**WHAT IS REQUIRED:**
Reproduce from the records below, with no pictures, exactly the lines between the one containing "Emit a Python" and the one containing "shrinkA=0, shrinkB=0, zorder=2))", inclusive.

**DATA EXCERPTS:**

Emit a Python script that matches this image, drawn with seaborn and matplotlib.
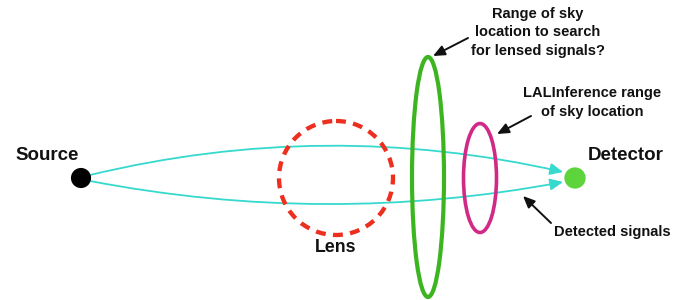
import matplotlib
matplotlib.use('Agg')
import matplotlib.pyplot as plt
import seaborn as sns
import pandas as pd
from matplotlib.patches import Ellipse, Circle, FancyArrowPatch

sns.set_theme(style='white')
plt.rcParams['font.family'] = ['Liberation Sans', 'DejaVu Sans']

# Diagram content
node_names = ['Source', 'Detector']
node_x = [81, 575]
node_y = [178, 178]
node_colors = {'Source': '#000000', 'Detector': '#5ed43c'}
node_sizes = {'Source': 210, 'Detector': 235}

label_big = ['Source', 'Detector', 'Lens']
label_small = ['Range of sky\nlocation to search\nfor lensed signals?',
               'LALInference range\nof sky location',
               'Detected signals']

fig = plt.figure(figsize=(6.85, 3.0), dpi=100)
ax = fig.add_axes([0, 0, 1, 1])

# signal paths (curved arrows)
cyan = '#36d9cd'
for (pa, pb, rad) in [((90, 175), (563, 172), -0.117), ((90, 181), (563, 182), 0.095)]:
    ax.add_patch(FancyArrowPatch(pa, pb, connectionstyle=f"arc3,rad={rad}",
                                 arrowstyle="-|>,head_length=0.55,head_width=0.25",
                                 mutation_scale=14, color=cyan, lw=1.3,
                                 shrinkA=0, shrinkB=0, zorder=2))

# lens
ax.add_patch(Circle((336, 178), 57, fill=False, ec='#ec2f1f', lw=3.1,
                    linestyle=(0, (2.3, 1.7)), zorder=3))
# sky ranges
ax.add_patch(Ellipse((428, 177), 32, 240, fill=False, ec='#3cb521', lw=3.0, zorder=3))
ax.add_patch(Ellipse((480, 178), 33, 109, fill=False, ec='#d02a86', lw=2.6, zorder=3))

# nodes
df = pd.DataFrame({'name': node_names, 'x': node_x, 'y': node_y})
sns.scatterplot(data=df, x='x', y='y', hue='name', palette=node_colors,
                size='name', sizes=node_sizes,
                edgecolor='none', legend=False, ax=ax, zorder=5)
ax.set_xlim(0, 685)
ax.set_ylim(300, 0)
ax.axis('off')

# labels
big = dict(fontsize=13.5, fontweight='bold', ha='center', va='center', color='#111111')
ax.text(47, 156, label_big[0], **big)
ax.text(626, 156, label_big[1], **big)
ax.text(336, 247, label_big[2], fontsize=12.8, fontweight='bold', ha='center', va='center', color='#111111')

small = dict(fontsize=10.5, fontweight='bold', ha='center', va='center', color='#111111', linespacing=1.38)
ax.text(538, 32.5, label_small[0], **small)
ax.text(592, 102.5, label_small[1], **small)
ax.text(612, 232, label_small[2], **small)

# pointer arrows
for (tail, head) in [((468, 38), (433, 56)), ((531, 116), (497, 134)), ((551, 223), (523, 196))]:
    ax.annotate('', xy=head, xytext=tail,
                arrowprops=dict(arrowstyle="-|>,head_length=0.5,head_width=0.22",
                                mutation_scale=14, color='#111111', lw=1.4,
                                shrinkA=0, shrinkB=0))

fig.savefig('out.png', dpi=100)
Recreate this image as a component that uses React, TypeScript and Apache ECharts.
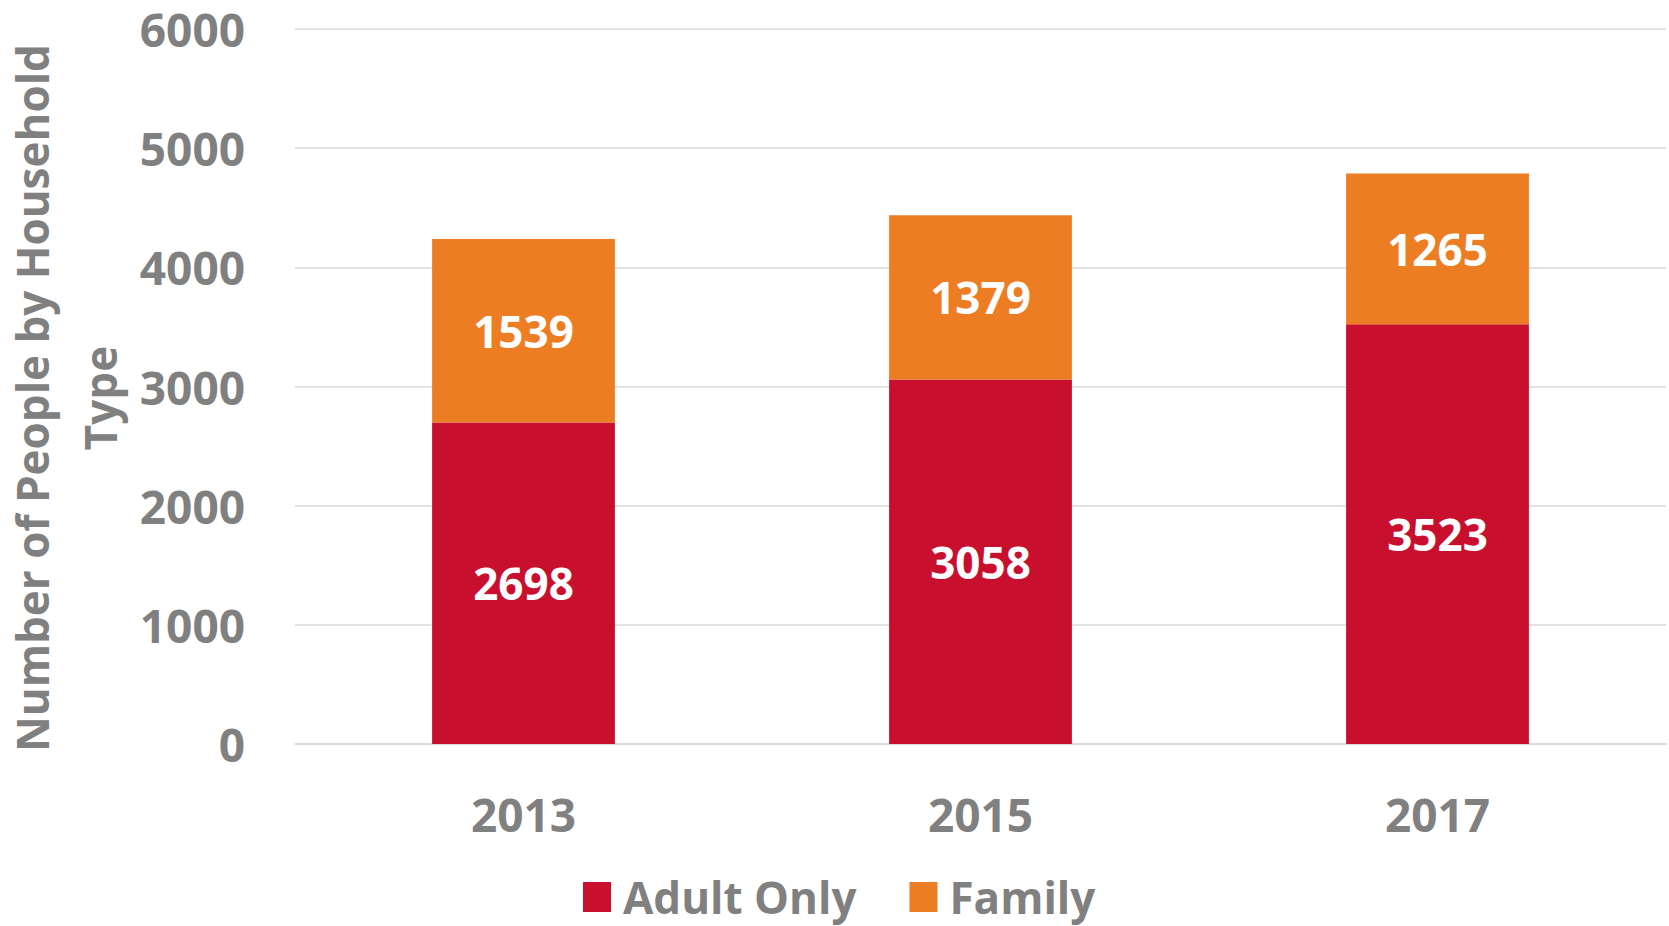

==

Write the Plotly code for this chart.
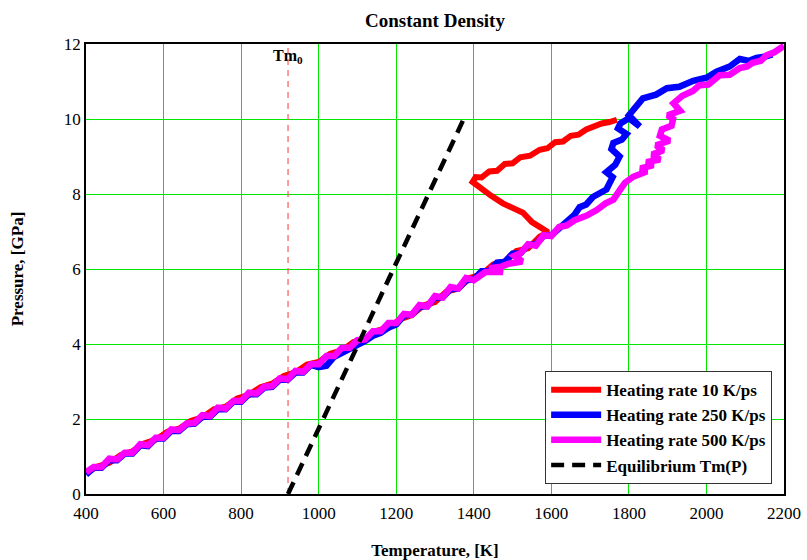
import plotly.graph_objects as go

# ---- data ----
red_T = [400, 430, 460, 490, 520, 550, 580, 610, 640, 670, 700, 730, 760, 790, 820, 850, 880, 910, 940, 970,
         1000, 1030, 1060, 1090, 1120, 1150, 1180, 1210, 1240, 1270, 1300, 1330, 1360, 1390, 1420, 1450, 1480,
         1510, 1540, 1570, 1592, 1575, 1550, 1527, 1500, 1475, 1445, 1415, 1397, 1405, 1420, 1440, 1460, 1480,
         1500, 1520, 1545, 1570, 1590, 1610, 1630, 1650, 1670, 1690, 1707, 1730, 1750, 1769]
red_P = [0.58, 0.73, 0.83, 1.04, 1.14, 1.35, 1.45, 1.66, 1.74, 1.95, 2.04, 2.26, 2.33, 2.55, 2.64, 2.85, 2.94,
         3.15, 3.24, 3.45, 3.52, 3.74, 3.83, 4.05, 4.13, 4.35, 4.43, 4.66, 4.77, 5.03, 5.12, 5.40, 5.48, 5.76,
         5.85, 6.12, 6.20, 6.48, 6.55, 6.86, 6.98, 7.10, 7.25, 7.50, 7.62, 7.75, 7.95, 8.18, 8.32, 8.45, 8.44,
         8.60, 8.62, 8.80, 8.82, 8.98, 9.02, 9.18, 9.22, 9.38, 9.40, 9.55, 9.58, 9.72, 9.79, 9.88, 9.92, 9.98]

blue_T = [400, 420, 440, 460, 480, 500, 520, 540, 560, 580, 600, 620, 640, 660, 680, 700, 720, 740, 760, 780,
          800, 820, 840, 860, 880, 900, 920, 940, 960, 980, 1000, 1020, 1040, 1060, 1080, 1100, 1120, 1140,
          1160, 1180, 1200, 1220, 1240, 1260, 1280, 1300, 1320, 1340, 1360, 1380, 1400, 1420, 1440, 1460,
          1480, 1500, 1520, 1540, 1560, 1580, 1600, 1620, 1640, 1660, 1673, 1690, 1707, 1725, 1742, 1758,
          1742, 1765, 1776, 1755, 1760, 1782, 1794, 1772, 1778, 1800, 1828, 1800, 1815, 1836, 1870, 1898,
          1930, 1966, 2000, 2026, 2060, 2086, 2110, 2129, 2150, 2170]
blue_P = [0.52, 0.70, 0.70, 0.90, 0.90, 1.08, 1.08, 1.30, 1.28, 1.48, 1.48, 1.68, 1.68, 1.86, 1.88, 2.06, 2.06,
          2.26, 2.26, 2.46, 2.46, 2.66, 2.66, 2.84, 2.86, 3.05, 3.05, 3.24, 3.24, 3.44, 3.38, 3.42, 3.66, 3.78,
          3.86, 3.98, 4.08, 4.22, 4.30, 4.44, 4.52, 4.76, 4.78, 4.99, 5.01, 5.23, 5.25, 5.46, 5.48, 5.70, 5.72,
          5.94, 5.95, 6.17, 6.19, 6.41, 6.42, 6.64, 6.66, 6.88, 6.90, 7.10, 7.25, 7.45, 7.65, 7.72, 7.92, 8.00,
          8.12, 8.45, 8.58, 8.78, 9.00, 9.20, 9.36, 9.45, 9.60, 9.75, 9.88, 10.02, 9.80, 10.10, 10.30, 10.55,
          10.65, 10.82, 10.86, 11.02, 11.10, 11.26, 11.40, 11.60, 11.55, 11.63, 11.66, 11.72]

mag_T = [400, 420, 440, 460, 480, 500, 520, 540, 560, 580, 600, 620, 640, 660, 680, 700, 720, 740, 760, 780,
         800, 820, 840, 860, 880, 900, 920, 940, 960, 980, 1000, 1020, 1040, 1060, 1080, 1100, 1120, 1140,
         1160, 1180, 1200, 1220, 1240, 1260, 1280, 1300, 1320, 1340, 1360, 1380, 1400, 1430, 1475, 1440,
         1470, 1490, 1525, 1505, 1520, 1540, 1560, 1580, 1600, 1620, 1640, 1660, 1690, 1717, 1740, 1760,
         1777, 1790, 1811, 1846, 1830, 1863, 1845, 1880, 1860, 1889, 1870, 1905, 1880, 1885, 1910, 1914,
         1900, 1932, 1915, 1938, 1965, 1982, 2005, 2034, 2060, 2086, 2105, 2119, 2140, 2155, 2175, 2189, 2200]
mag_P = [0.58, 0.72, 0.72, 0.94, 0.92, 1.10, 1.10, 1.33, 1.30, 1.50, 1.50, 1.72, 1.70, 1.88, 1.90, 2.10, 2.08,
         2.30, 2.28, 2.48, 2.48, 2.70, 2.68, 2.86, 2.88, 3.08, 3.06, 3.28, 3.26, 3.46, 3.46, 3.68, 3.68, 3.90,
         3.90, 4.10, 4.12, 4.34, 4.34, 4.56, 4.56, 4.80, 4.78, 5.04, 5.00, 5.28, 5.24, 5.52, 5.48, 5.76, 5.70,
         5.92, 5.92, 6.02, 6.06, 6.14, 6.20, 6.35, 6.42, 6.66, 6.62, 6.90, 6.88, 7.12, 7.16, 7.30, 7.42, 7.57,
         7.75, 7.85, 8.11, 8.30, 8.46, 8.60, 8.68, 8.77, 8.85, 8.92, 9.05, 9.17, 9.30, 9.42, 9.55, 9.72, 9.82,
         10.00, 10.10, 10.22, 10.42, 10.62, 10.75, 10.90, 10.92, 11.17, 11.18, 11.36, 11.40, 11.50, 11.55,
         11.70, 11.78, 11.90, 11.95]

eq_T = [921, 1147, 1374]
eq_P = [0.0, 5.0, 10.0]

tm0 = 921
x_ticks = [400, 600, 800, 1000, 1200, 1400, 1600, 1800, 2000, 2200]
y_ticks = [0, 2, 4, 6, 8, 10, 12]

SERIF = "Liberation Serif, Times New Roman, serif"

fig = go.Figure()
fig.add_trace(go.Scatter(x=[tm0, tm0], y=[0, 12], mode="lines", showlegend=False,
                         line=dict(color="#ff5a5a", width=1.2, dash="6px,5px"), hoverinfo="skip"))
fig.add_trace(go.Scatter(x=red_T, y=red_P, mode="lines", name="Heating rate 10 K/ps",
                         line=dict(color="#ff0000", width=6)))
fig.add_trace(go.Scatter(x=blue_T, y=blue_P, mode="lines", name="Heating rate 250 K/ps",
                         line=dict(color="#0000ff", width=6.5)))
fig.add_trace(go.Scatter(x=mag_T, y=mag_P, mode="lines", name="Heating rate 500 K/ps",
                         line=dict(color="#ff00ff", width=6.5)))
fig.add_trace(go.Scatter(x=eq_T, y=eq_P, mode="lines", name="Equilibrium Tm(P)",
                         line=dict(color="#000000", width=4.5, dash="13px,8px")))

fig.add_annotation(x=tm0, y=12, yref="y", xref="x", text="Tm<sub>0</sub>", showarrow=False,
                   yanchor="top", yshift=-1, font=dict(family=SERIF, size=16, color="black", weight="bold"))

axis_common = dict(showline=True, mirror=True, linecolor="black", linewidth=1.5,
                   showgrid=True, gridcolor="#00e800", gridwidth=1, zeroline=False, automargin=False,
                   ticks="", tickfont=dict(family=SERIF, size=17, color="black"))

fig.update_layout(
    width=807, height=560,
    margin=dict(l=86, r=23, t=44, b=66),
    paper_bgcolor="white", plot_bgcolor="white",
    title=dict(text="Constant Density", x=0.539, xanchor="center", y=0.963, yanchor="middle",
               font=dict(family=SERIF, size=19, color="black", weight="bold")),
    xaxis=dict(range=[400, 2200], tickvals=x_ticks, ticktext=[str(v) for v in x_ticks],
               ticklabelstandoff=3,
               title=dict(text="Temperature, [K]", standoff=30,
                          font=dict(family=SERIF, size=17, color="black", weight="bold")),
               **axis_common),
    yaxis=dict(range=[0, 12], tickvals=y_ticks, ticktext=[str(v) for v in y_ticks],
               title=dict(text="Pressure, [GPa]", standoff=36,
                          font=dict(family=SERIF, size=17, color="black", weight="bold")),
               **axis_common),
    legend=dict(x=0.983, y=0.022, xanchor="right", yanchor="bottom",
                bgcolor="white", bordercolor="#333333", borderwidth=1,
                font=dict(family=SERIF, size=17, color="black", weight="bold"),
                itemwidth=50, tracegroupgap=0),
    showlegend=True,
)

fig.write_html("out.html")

**TASK RESPONSE:**
Emit a Python script that matches this image, drawn with seaborn and matplotlib.
import matplotlib
matplotlib.use('Agg')
import matplotlib.pyplot as plt
import seaborn as sns
import pandas as pd
from matplotlib.patches import Ellipse, Circle, FancyArrowPatch

sns.set_theme(style='white')
plt.rcParams['font.family'] = ['Liberation Sans', 'DejaVu Sans']

# Diagram content
node_names = ['Source', 'Detector']
node_x = [81, 575]
node_y = [178, 178]
node_colors = {'Source': '#000000', 'Detector': '#5ed43c'}
node_sizes = {'Source': 210, 'Detector': 235}

label_big = ['Source', 'Detector', 'Lens']
label_small = ['Range of sky\nlocation to search\nfor lensed signals?',
               'LALInference range\nof sky location',
               'Detected signals']

fig = plt.figure(figsize=(6.85, 3.0), dpi=100)
ax = fig.add_axes([0, 0, 1, 1])

# signal paths (curved arrows)
cyan = '#36d9cd'
for (pa, pb, rad) in [((90, 175), (563, 172), -0.117), ((90, 181), (563, 182), 0.095)]:
    ax.add_patch(FancyArrowPatch(pa, pb, connectionstyle=f"arc3,rad={rad}",
                                 arrowstyle="-|>,head_length=0.55,head_width=0.25",
                                 mutation_scale=14, color=cyan, lw=1.3,
                                 shrinkA=0, shrinkB=0, zorder=2))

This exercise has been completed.